The story is old. A congressman who throws his support for a president finds that his dream to be the secretary of State will not come through. He is kept in Congress because the president thinks he could get more support if this man remains in the legislative. This man is Frank Underwood. House of Cards is the story of how he comes back to be at the center of a political universe he has already constructed in his mind. Along the way, he destroys other people, including the president so that he could become the new president. He has a partner that would have been described as in-crime but the series is not about criminals. Politicians may be evil but they’re never seen as criminals. Odd but true.
Claire Underwood has her own developmental organization, but she also operates like her husband, who she calls “Francis.” We could be tempted to call her “Lady Macbeth” but this is no Elizabethan tragedy where comeuppance descends upon those who commit murder. House of Cards is more like a circus, but instead of clowns and freaks, we have intelligent individuals out to transform us constituents and audiences into clowns and freaks.
The cast is stellar in performances. The characters are almost as delicious as those in Downtown Abbey, transplanted to Washington and a different period. Unlike that globally beloved British hit, House of Cards has characters who don’t wait for fate to take over. They try to change destiny when its old hands loom in the horizon. The nice thing about the series is that no one has the monopoly of fate at all.
Actors who play politicians and lobbyists and secret-service agents all smell of dirty politics, or, at least, allows into politics a scent of superficial decency.
We can complain about the numerous characters whose names we can’t follow. But that’s the least of our problem. The way to enjoy House of Cards is to savor the events without knowing the people. It is, after all, a carnival where people in grand costumes and with grand gestures come and go. We needn’t know them. They are all wearing masks. Let us enjoy the masquerade ball before the plague kills them one by one.
Gerald McRaney as Raymund Tusk is the billionaire who manipulates the prices of gas, China and the president. He’s compelling as an old man who lives modestly but has the wisdom of amorality.

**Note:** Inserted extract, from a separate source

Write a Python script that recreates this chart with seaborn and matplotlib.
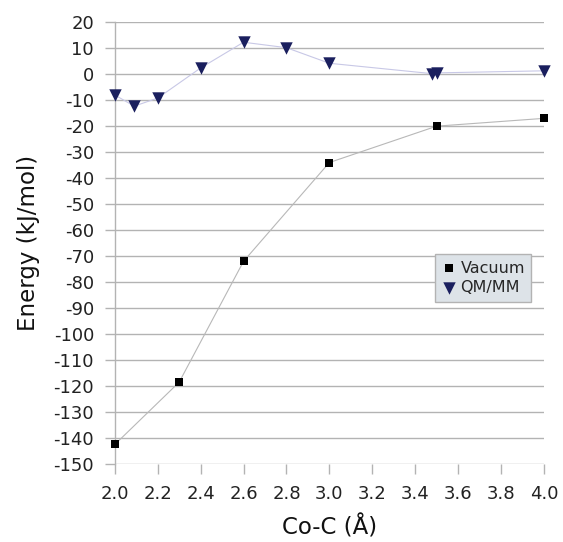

Claire Underwood is played by Robin Wright. She has an affair with a photographer, a dalliance that was known by her husband. When her photo in bed was leaked to the press, she used the photographer to deny and admit his involvement. This left the public confused about truth, a confusion that allowed Claire to survive the disaster. Her good, boring fashion, which limited her dress colors to black white and beige, hides a colorful collection of plots that could ruin other people.
Kevin Spacey, of course, is the ringmaster for this circus. Armed with asides that allow him to be theatrical, Spacey runs away with each episode. He is practically in all of the frames. Following the allegation of sexual assault late last year, he was fired by Netflix. I can’t imagine the episodes without Spacey delivering lines that’s a mixture of Bette Davis and Laurence Olivier. His character survived the attacks in House of Cards. But the actor couldn’t surmount the sexual-assault allegation in real life.
House of Cards is based on the novel written by Michael Dobbs.
By the way, in one episode, Frank kisses his bodyguard as Claire watches. So there.